(Bloomberg) -- One gang of cybercriminals extorted at least $75 million from private sector companies, local governments and hospitals, a former NSA contractor concluded in a months-long study released Wednesday, an alarming sign of the potential financial rewards for online attacks.

Jon DiMaggio, the chief security strategist at Virginia-based Analyst1, estimated the group known as Twisted Spider used the Egregor ransomware to extract at least that amount from his targets, according to publicly acknowledged ransom payments. He believes the real number is much higher, because “many victims never publicly report when they pay a ransom” and the “bad guys don’t post their stuff online.”

DiMaggio’s study is a broad examination of attacks in recent months, examining the goals, practices and payoffs of what he calls the world’s first “ransom cartel.” Gangs like Twisted Spider operate within a web of similar groups, often, often relying on other gangs to hack into corporate networks and insert ransomware into systems.

That insulates the leaders of the group from prosecution. In February this year, for example, Ukrainian and French police arrested “affiliates” of the ransomware cartel in Ukraine.

The gangs of cybercriminals who predominantly originate from Eastern Europe and Russia have built checks and balances into their ransomware to ensure that none of the victims they target are Russian, DiMaggio wrote. The attackers joined forces to steal data and negotiate payment with victims across their command and control structure, and have created malware that checks if the system language they are attempting to infiltrate matches dialects spoken in the former Soviet Union.

“The Cartel gangs do little to hide the fact they speak Russian, and they go out of their way not to target victims within affiliated Russian territories,” wrote DiMaggio, who has in the past conducted vulnerability assessments on classified and unclassified U.S. government networks and was later an intelligence analyst at Symantec.
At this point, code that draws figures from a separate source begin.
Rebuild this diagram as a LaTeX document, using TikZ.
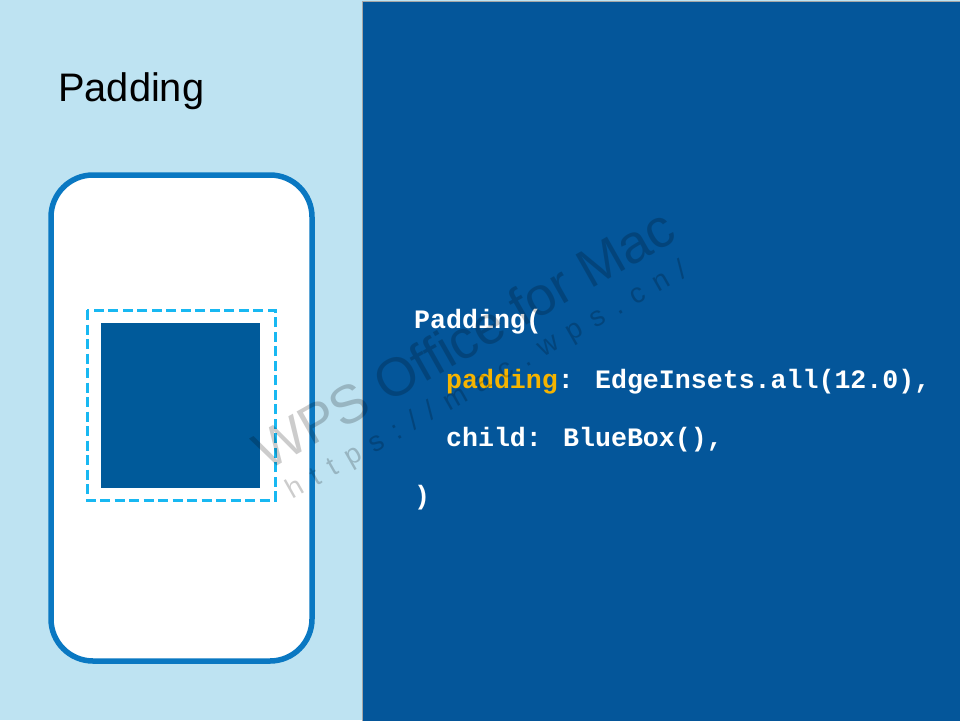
\documentclass[tikz,border=0pt]{standalone}
\usepackage{fontspec}
\setmainfont{Liberation Sans}
\newfontfamily\codefont{Liberation Mono}
\newfontfamily\wmurl{Liberation Sans}[LetterSpace=43]
\definecolor{lightbg}{HTML}{BEE3F2}
\definecolor{panel}{HTML}{04569A}
\definecolor{phoneline}{HTML}{0A78C2}
\definecolor{dashc}{HTML}{18B8F2}
\definecolor{boxc}{HTML}{005A9A}
\definecolor{codeyel}{HTML}{F5B400}
\tikzset{
  codeline/.style={anchor=base west, inner sep=0pt, text=white, font=\codefont\bfseries\fontsize{26.6}{30}\selectfont},
  wmark/.style={anchor=base west, inner sep=0pt, text=black, text opacity=0.2, rotate=29.5}
}
\begin{document}
\begin{tikzpicture}[x=1pt,y=-1pt]
\useasboundingbox (0,0) rectangle (960,720);
\fill[lightbg] (0,0) rectangle (960,720);
\fill[panel, draw=gray!70, line width=1pt] (362.5,1) rectangle (961,721);
\node[anchor=base west, inner sep=0pt, font=\fontsize{39.8}{44}\selectfont] (title) at (58,101) {Padding};
\draw[phoneline, fill=white, line width=5.5pt, rounded corners=42pt] (51,175) rectangle (312,661);
\draw[dashc, line width=3pt, dash pattern=on 10pt off 4.5pt] (87,310) rectangle (275,500);
\node[fill=boxc, inner sep=0pt, minimum width=159pt, minimum height=165pt, anchor=north west] (bluebox) at (101,323) {};
\node[codeline] (l1) at (414,328) {Padding(};
\node[codeline] (l2) at (414,388) {\phantom{xx}\textcolor{codeyel}{padding}: EdgeInsets.all(12.0),};
\node[codeline] (l3) at (414,446) {\phantom{xx}child: BlueBox(),};
\node[codeline] (l4) at (414,504) {)};
\node[wmark, font=\fontsize{54}{60}\selectfont] (wm1) at (267,472) {WPS Office for Mac};
\node[wmark, font=\wmurl\fontsize{28}{32}\selectfont] (wm2) at (292,500) {https://mac.wps.cn/};
\end{tikzpicture}
\end{document}
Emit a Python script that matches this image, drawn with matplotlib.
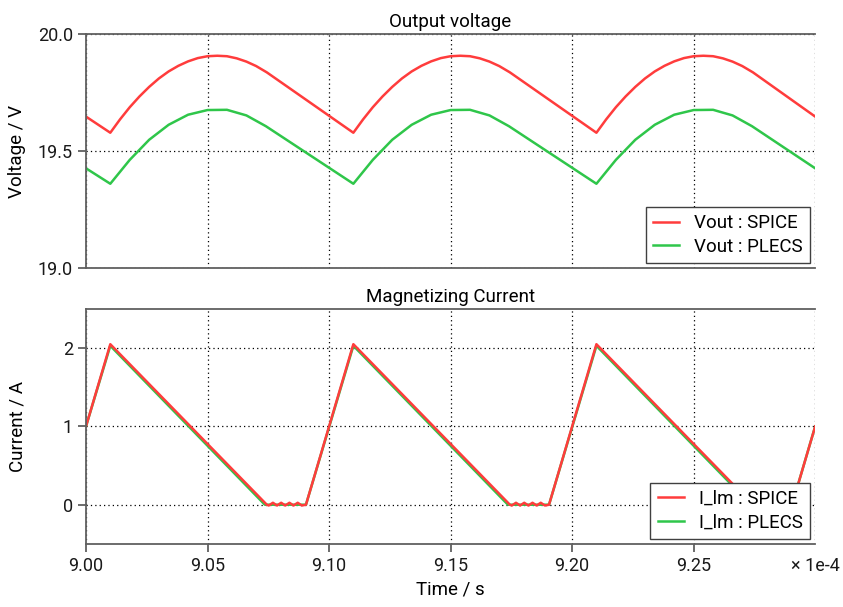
import matplotlib
matplotlib.use("Agg")
import matplotlib.pyplot as plt

plt.rcParams['font.family'] = ['Roboto', 'DejaVu Sans']

# time axis in units of 1e-4 s
vout_spice_t = [
    9.000, 9.010, 9.014, 9.018, 9.022, 9.026, 9.030, 9.034, 9.038, 9.042, 9.046, 9.050,
    9.054, 9.058, 9.062, 9.066, 9.070, 9.0744,
    9.110, 9.114, 9.118, 9.122, 9.126, 9.130, 9.134, 9.138, 9.142, 9.146, 9.150,
    9.154, 9.158, 9.162, 9.166, 9.170, 9.1744,
    9.210, 9.214, 9.218, 9.222, 9.226, 9.230, 9.234, 9.238, 9.242, 9.246, 9.250,
    9.254, 9.258, 9.262, 9.266, 9.270, 9.2744,
    9.300]
vout_spice = [
    19.647, 19.578, 19.635, 19.687, 19.733, 19.774, 19.810, 19.840, 19.864, 19.883, 19.897, 19.905,
    19.907, 19.905, 19.896, 19.882, 19.863, 19.836,
    19.578, 19.635, 19.687, 19.733, 19.774, 19.810, 19.840, 19.864, 19.883, 19.897, 19.905,
    19.907, 19.905, 19.896, 19.882, 19.863, 19.836,
    19.578, 19.635, 19.687, 19.733, 19.774, 19.810, 19.840, 19.864, 19.883, 19.897, 19.905,
    19.907, 19.905, 19.896, 19.882, 19.863, 19.836,
    19.647]

vout_plecs_t = [
    9.000, 9.010, 9.018, 9.026, 9.034, 9.042, 9.050, 9.058, 9.066, 9.074,
    9.110, 9.118, 9.126, 9.134, 9.142, 9.150, 9.158, 9.166, 9.174,
    9.210, 9.218, 9.226, 9.234, 9.242, 9.250, 9.258, 9.266, 9.274,
    9.300]
vout_plecs = [
    19.426, 19.360, 19.462, 19.548, 19.612, 19.655, 19.675, 19.676, 19.652, 19.606,
    19.360, 19.462, 19.548, 19.612, 19.655, 19.675, 19.676, 19.652, 19.606,
    19.360, 19.462, 19.548, 19.612, 19.655, 19.675, 19.676, 19.652, 19.606,
    19.426]

ilm_spice_t = [
    9.000, 9.010, 9.0744, 9.0752, 9.0769, 9.0786, 9.0803, 9.0820, 9.0837, 9.0854, 9.0871, 9.0888, 9.0905,
    9.110, 9.1744, 9.1752, 9.1769, 9.1786, 9.1803, 9.1820, 9.1837, 9.1854, 9.1871, 9.1888, 9.1905,
    9.210, 9.2744, 9.2752, 9.2769, 9.2786, 9.2803, 9.2820, 9.2837, 9.2854, 9.2871, 9.2888, 9.2905,
    9.300]
ilm_spice = [
    1.00, 2.05, 0.00, -0.01, 0.025, -0.01, 0.025, -0.01, 0.025, -0.01, 0.025, -0.01, 0.00,
    2.05, 0.00, -0.01, 0.025, -0.01, 0.025, -0.01, 0.025, -0.01, 0.025, -0.01, 0.00,
    2.05, 0.00, -0.01, 0.025, -0.01, 0.025, -0.01, 0.025, -0.01, 0.025, -0.01, 0.00,
    1.00]

ilm_plecs_t = [9.000, 9.010, 9.0736, 9.0905, 9.110, 9.1736, 9.1905, 9.210, 9.2736, 9.2905, 9.300]
ilm_plecs = [1.00, 2.03, 0.00, 0.00, 2.03, 0.00, 0.00, 2.03, 0.00, 0.00, 1.00]

x_ticks = [9.00, 9.05, 9.10, 9.15, 9.20, 9.25, 9.30]
x_ticklabels = ['9.00', '9.05', '9.10', '9.15', '9.20', '9.25', '\u00d7 1e-4']

red = '#ff3c3c'
green = '#2fc64a'
spine_c = '#606060'
fs = 13.5

fig = plt.figure(figsize=(8.43, 6.07), dpi=100)
ax1 = fig.add_axes([0.102, 0.5585, 0.865, 0.3855])
ax2 = fig.add_axes([0.102, 0.104, 0.865, 0.387])


def style(ax):
    for s in ['left', 'bottom', 'top']:
        ax.spines[s].set_color(spine_c)
        ax.spines[s].set_linewidth(1.3)
    ax.spines['right'].set_visible(False)
    ax.grid(True, color='black', linestyle=(0, (1, 2.5)), linewidth=0.9)
    ax.tick_params(axis='both', colors=spine_c, labelcolor='#1a1a1a', labelsize=13,
                   length=6, width=1.3, direction='out')
    ax.set_xlim(9.00, 9.30)
    ax.set_xticks(x_ticks)
    ax.yaxis.set_label_coords(-0.082, 0.5)


style(ax1)
ax1.plot(vout_plecs_t, vout_plecs, color=green, lw=1.8, label='Vout : PLECS')
ax1.plot(vout_spice_t, vout_spice, color=red, lw=1.8, label='Vout : SPICE')
ax1.set_ylim(19.0, 20.0)
ax1.set_yticks([19.0, 19.5, 20.0])
ax1.set_yticklabels(['19.0', '19.5', '20.0'])
ax1.tick_params(axis='x', bottom=False, labelbottom=False)
ax1.set_ylabel('Voltage / V', fontsize=fs)
ax1.set_title('Output voltage', fontsize=fs, pad=5)
h, l = ax1.get_legend_handles_labels()
leg = ax1.legend(h[::-1], l[::-1], loc='lower right', fontsize=fs, fancybox=False,
                 framealpha=1, edgecolor='#404040', handlelength=1.4,
                 borderaxespad=0.25, borderpad=0.4, labelspacing=0.3)
leg.get_frame().set_linewidth(1.0)

style(ax2)
ax2.plot(ilm_plecs_t, ilm_plecs, color=green, lw=1.8, label='I_lm : PLECS')
ax2.plot(ilm_spice_t, ilm_spice, color=red, lw=1.8, label='I_lm : SPICE')
ax2.set_ylim(-0.5, 2.5)
ax2.set_yticks([0, 1, 2])
ax2.set_xticklabels(x_ticklabels)
ax2.xaxis.get_major_ticks()[-1].tick1line.set_visible(False)
ax2.set_ylabel('Current / A', fontsize=fs)
ax2.set_xlabel('Time / s', fontsize=fs, labelpad=4)
ax2.set_title('Magnetizing Current', fontsize=fs, pad=5)
h, l = ax2.get_legend_handles_labels()
leg = ax2.legend(h[::-1], l[::-1], loc='lower right', fontsize=fs, fancybox=False,
                 framealpha=1, edgecolor='#404040', handlelength=1.4,
                 borderaxespad=0.25, borderpad=0.4, labelspacing=0.3)
leg.get_frame().set_linewidth(1.0)

fig.savefig('out.png', dpi=100)
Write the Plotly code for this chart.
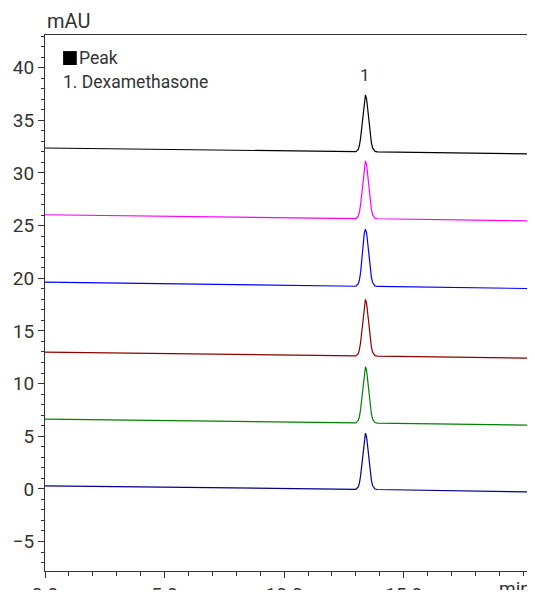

The Russians “are not prosecuting these individuals and that’s one of the reasons why ransomware appears to originate primarily out of Russia. Those are the guys that don’t get caught because no one is arresting them. The ones that got arrested were arrested in Ukraine,” he told Bloomberg News.

The gangs also ran “leak sites” where they would post a company’s hacked data in a bid to shame them into paying ransoms to prevent further sensitive information from being published online.

Most worryingly for DiMaggio, was the growing trend of automating attacks. He said the gangs were “spending time and money to improve their malware and to add automation into the code of the ransomware.”

That will lead to a higher volume of attacks; an attack that once consumed a week to a month to stage was now taking hours.

“They’re taking their proceeds and they’re reinvesting in themselves,” he said. “It really reminds me of a business model, they’re professional criminals.”